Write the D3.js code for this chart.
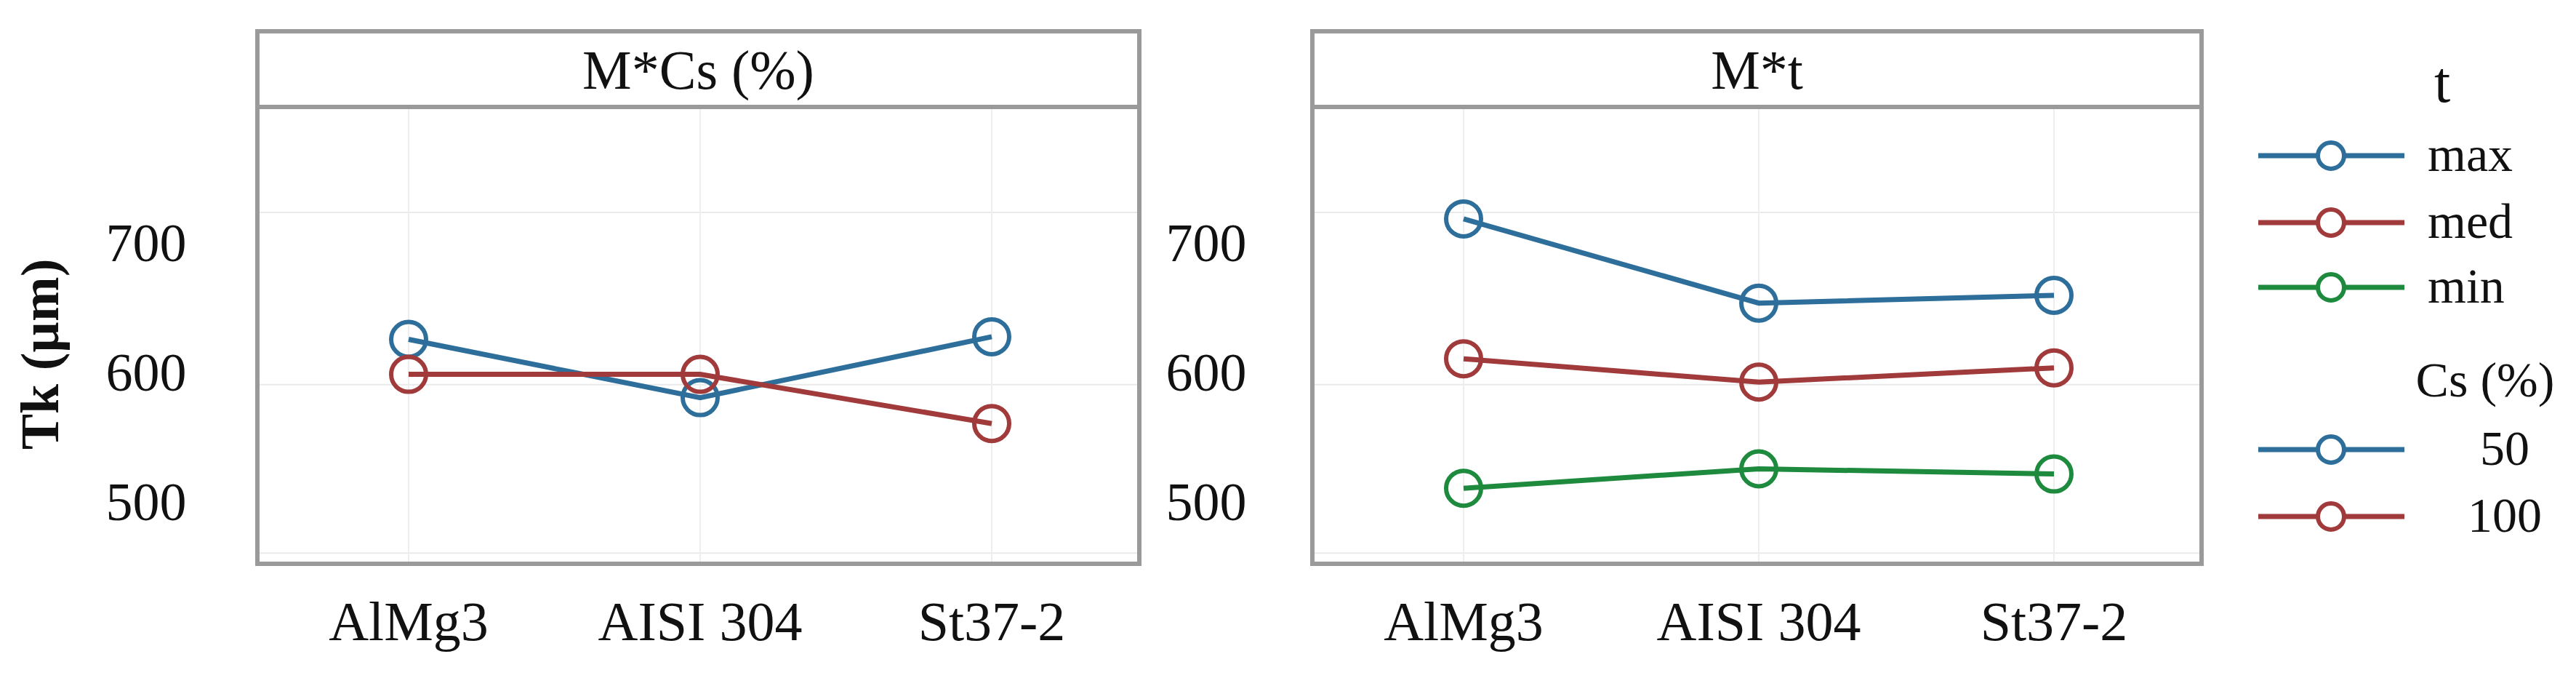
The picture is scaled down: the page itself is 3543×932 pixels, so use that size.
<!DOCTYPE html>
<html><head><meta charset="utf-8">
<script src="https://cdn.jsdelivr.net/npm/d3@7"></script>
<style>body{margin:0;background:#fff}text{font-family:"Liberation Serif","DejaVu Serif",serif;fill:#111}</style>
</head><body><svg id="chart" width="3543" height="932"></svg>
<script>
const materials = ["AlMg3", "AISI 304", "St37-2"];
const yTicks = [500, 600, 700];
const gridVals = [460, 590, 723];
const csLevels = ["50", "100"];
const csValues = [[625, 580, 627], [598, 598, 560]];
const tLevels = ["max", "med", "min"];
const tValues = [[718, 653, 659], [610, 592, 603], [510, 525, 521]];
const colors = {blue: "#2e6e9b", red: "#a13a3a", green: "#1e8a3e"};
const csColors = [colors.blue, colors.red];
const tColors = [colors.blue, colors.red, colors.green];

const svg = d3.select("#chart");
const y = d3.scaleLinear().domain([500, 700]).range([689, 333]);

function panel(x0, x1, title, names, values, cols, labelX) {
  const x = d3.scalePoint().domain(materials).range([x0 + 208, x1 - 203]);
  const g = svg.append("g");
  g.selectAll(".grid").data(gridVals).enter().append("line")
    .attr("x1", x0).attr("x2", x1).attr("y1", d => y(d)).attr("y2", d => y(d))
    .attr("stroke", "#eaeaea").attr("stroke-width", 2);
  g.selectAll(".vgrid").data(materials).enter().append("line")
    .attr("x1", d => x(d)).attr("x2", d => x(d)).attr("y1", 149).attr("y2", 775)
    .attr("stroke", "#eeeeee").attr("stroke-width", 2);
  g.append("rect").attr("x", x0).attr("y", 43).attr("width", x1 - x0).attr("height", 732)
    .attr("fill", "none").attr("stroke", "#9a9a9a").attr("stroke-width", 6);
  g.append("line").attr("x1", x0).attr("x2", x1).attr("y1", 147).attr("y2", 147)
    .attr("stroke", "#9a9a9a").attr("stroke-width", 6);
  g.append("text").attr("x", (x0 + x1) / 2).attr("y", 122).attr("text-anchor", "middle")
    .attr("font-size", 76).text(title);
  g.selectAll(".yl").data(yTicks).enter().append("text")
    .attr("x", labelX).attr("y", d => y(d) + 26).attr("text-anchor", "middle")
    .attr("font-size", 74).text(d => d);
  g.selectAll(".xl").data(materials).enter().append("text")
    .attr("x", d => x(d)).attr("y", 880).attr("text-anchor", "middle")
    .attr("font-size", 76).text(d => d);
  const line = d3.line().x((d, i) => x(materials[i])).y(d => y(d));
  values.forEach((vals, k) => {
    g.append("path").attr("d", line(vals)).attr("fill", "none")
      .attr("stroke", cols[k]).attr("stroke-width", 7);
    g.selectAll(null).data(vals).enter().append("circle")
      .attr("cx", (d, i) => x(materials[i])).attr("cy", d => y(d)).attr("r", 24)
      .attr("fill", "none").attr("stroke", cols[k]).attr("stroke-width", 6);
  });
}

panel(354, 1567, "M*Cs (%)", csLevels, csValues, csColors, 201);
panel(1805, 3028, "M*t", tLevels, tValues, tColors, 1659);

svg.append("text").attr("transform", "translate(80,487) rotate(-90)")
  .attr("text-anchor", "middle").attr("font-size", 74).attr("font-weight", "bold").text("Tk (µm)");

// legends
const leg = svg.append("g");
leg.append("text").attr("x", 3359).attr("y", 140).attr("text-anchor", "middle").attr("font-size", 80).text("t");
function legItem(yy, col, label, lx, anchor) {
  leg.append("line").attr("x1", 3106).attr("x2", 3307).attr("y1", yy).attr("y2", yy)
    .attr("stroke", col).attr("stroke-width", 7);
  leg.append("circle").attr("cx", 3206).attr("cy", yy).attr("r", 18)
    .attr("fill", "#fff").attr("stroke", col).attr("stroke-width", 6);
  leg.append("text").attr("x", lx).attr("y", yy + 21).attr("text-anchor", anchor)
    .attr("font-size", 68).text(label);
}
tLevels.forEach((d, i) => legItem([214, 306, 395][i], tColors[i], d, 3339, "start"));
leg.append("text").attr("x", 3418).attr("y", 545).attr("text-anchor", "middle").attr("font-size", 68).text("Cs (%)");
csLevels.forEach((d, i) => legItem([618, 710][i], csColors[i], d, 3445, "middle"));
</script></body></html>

+ + +

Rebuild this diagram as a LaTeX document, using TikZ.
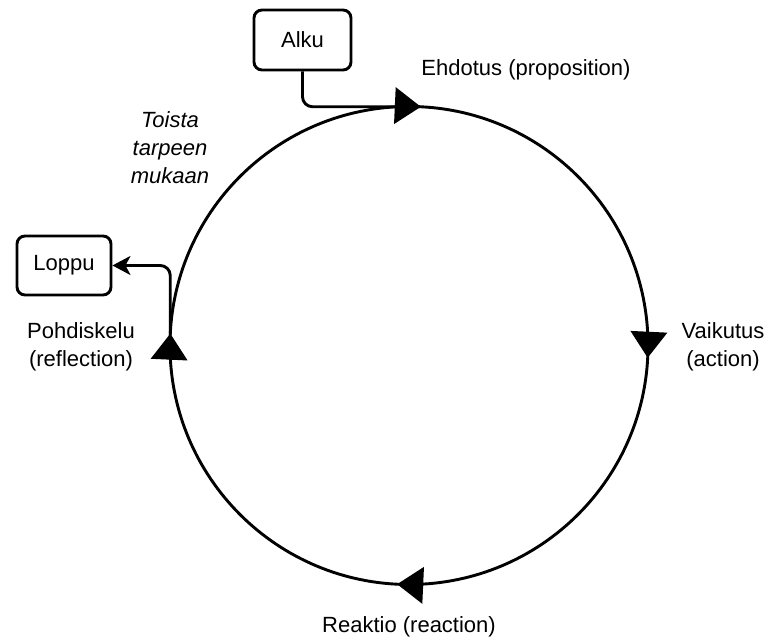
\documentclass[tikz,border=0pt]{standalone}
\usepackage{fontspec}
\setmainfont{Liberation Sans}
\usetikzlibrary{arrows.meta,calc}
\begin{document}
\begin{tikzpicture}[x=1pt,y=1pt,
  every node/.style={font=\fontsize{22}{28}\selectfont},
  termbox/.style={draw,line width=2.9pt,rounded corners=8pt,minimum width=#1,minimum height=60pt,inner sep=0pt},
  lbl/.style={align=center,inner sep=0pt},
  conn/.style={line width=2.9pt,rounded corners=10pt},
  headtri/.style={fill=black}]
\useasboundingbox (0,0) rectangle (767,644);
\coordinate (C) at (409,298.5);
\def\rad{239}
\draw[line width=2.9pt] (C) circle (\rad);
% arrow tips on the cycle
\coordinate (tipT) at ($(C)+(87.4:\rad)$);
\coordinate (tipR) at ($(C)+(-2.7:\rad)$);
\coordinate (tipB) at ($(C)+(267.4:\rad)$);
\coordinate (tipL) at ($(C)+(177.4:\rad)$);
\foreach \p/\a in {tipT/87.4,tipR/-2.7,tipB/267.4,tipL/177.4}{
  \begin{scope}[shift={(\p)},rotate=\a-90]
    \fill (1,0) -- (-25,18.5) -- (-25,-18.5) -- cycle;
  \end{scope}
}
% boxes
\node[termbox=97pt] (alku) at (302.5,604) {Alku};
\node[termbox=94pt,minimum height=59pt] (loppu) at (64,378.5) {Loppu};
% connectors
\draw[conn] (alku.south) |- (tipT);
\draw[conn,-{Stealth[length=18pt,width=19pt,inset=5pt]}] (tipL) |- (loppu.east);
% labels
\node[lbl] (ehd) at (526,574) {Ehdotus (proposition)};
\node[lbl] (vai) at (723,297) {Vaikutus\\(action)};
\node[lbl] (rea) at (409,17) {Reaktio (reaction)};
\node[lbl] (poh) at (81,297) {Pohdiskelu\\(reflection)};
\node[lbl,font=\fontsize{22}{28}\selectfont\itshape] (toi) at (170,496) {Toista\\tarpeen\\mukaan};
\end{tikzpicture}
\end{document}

+ + +

• What to work on
Emit only the lines from the one containing "The picture is" through the one containing "const y = d3.scaleLinear().domain([500, 700]).range([689, 333]);", copied exactly.

• Exercise output
The picture is scaled down: the page itself is 3543×932 pixels, so use that size.
<!DOCTYPE html>
<html><head><meta charset="utf-8">
<script src="https://cdn.jsdelivr.net/npm/d3@7"></script>
<style>body{margin:0;background:#fff}text{font-family:"Liberation Serif","DejaVu Serif",serif;fill:#111}</style>
</head><body><svg id="chart" width="3543" height="932"></svg>
<script>
const materials = ["AlMg3", "AISI 304", "St37-2"];
const yTicks = [500, 600, 700];
const gridVals = [460, 590, 723];
const csLevels = ["50", "100"];
const csValues = [[625, 580, 627], [598, 598, 560]];
const tLevels = ["max", "med", "min"];
const tValues = [[718, 653, 659], [610, 592, 603], [510, 525, 521]];
const colors = {blue: "#2e6e9b", red: "#a13a3a", green: "#1e8a3e"};
const csColors = [colors.blue, colors.red];
const tColors = [colors.blue, colors.red, colors.green];

const svg = d3.select("#chart");
const y = d3.scaleLinear().domain([500, 700]).range([689, 333]);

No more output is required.